New Jersey has long been known for its progressive stance against discrimination of all kinds. The New Jersey Law Against Discrimination (NJLAD) has set an example for the nation in providing protections for victims of harassment and discrimination in all phases of life. Now the state is poised to adopt another groundbreaking law: NJ S121 would prevent employers from using non-disclosure agreements to silence victims of alleged sexual harassment, retaliation or discrimination.
The bill would void any settlement agreement for sexual harassment cases that prevent disclosure of the terms of settlement. Non-disclosure agreements have been a growing concern during the rise of the #METOO movement, as more and more harassment and discrimination victims have pursued legal action against employers only to find themselves stymied through the use of contracts that limit their ability to publicly reveal their complaints or their settlements.
Prior to the state legislature’s vote on the bill, attorney Alan H. Schorr spoke on behalf of NELA-NJ, the New Jersey chapter of National Employment Lawyers’ Association to support its passage. Assemblywoman BettyLou DeCroce (R-Morris) also spoke of its necessity, saying, “It is important that we pass this bill to protect victims from being forced into silence, to allow them to share their stories and fight for justice if they want to do so,” she said. “We have seen time and time again countless victims of harassment, discrimination, hostile work environments and sexual assault pushed aside while their employers fail to enact serious reforms or protections.”

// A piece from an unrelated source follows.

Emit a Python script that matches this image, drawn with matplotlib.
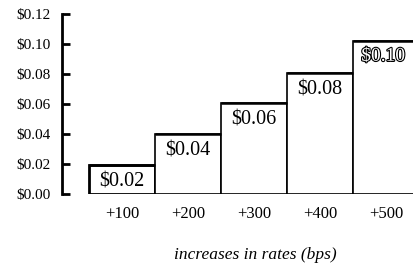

If the bill is signed by Governor Phil Murphy, it will ban any provision in any “employment contract or settlement agreement which has the purpose or effect of concealing the details relating to a claim of discrimination, retaliation or harassment.” It would also prohibit retaliation against any employee who refuses to enter into an agreement or contract that contains a non-disclosure provision, and provides for a private cause of action if an employer attempts to enforce a non-disclosure provision, including allowing the employee to be compensated for attorneys’ fees. In all, it is believed that passage of the law will level the playing field between employers and employees, providing those who have been the victims of discrimination and harassment with improved opportunities for justice.